When I first read the last paragraph, I thought "Tear apart Holidays on Ice? But David Sedaris is awesome!"

Posted by: Empress of All the Russias at August 10, 2009 10:12 PM

Hey hey tinmo I had hotmail for years. Until it fucked me hard and mercilessly without even giving me some bar peanuts, much less a drink.
I come by my hate honestly, it's not some random hotmail prejudice.
Gmail rules.

Posted by: myysharona (formerly Sharon) at August 10, 2009 10:34 PM

You referenced Noises Off. I sort of love you.

Posted by: coveredinbees at August 10, 2009 10:53 PM

Mr. Prisco, you make good cookies. Nice review. But I don't think so on this one and I'm glad you told me why. Flip floppy, hipster non-committing, easily defensible as 'oh, that? didn't care, really' type of effort. Commit if you're legit, I say.

Also, there was that link to the interview of her and the Jake/character-who-plays-the-director guy...they simply couldn't make any sense whatsoever in defending why they chose to make a documentary and tack on a scripted love affair to it (the fact they scripted it was completely confirmed by them). They obviously didn't have a clue what they meant to achieve with the Micheal Cera thread, and it seems to show in the film. They were pretty excited in the interview, but not about the film so much as getting the distribution deal and people to watch it. That idea of getting an audience was the important part, from what they said.

I think the young'uns have forgotten that it helps to provide something of value to look at if they are able to attract eyeballs. It bothers me when talented people waste my time by not really trying.

Posted by: replica at August 11, 2009 12:01 AM

I'm trying to figure out if that chick is cute like Lisa Loeb...or tragically ugly.

Posted by: grumpyoldman at August 11, 2009 8:46 AM

Tragically ugly, no question.

Favorite David Sedaris quote: [about weepy maudlin play he saw with Hugh] "I asked if he always cried during comedies, and he accused me of being grossly insensitive, a charge I'm trying to plea-bargain down to simply obnoxious."

Posted by: Geetch at August 11, 2009 2:22 PM

the fourth of october is my birthday so you better have a cut-out heart ready for me

Posted by: snarla at August 11, 2009 2:51 PM

dude! My birthday is october 4 too... I better not have Dane Cook call me out on some shit i'm not aware of yet.

and go snarla, you must be wretchedly cool.

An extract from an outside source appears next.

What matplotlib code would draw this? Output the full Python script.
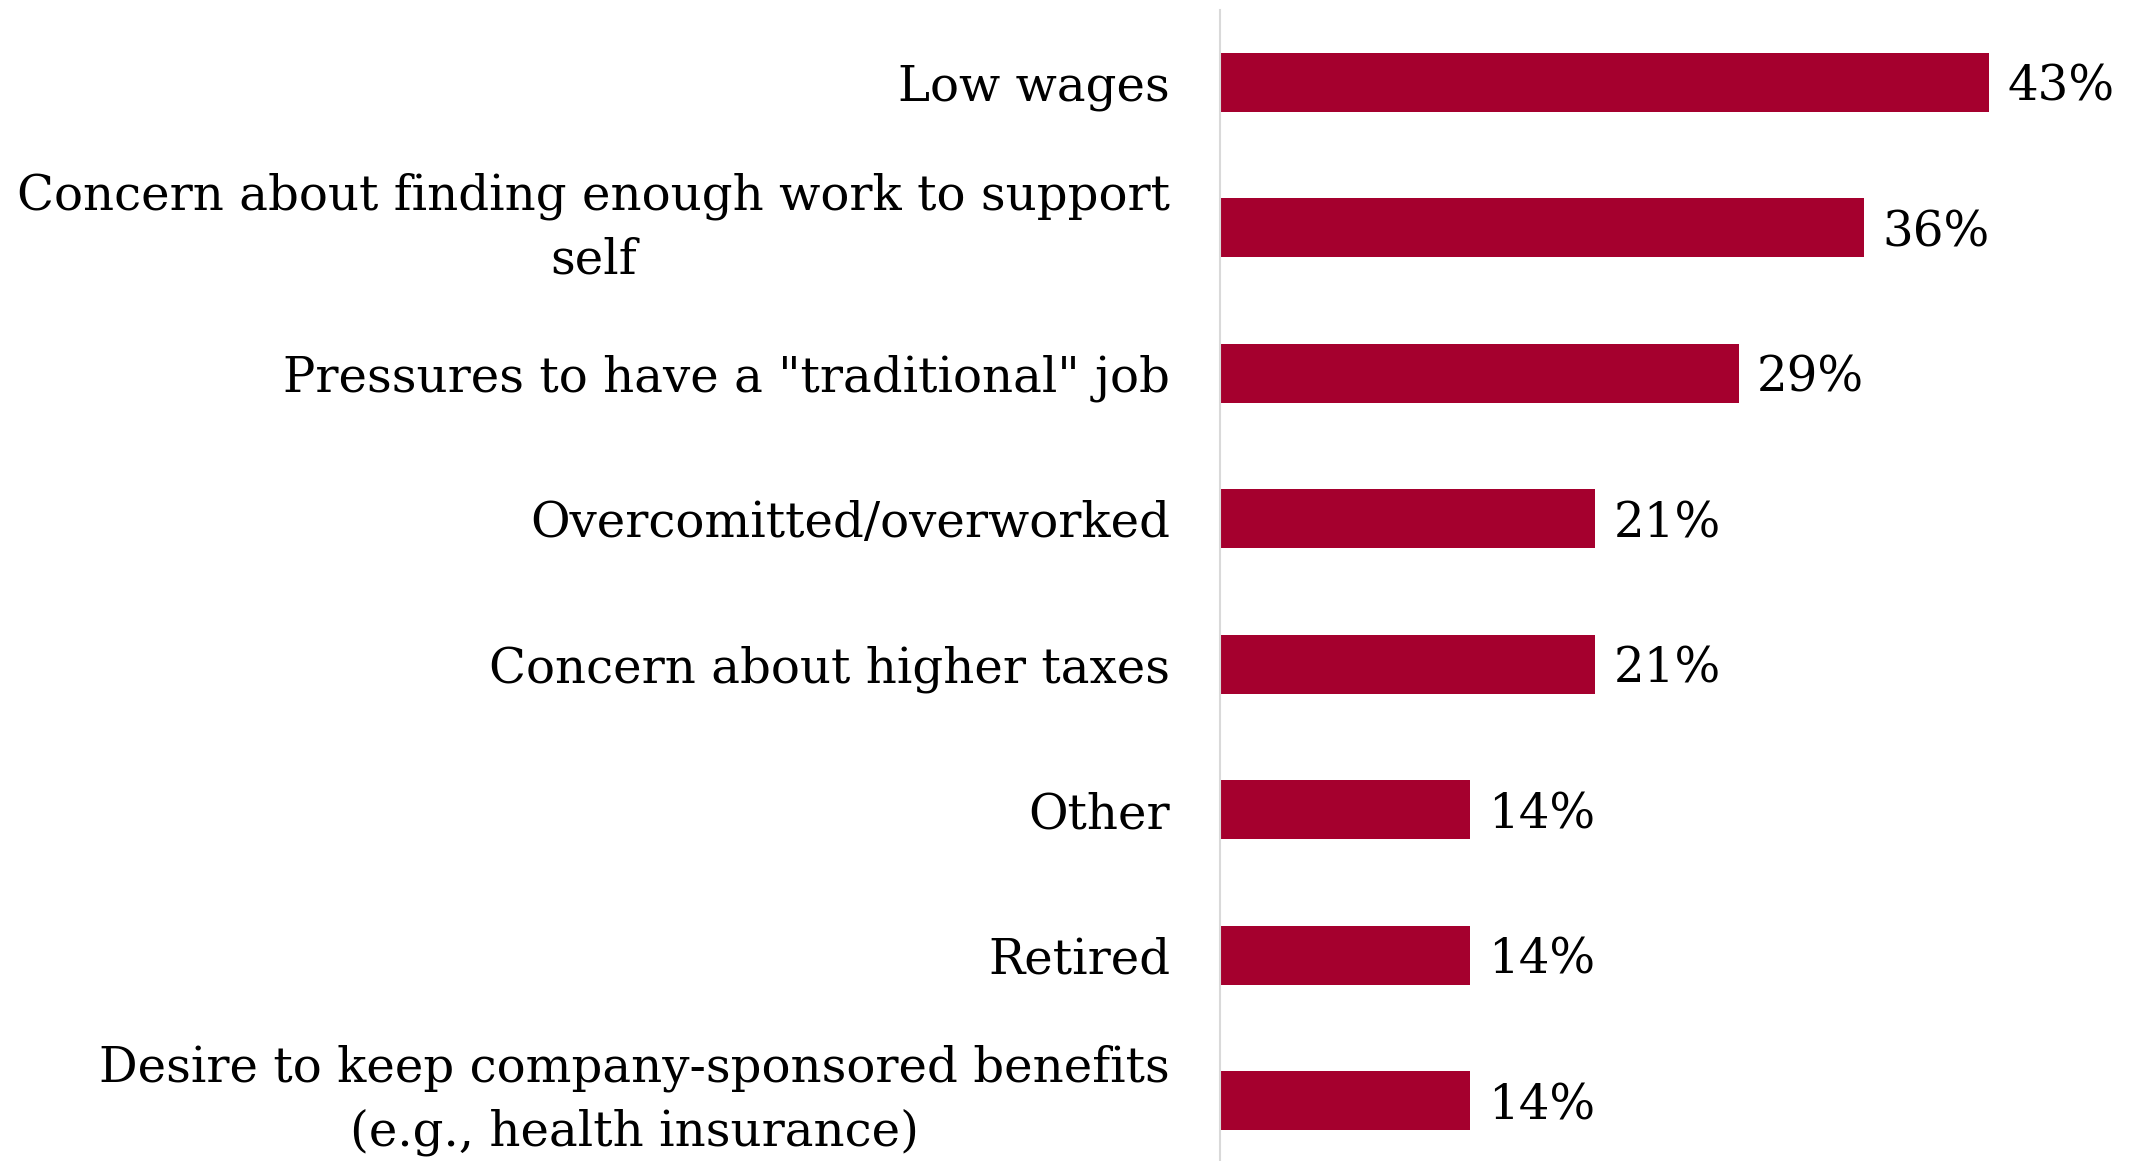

Posted by: patchfire at August 11, 2009 10:54 PM

Geez how many people know what Noises Off is? Hands? Good. How many people got the reference? Fewer, ok, ok. How many people have actually performed in Noises Off? Just me? -sigh-

I like you the bestest, Prisco, because your set of cultural markers matches up neatly with mine and makes me feel smarter when I'm reading your reviews.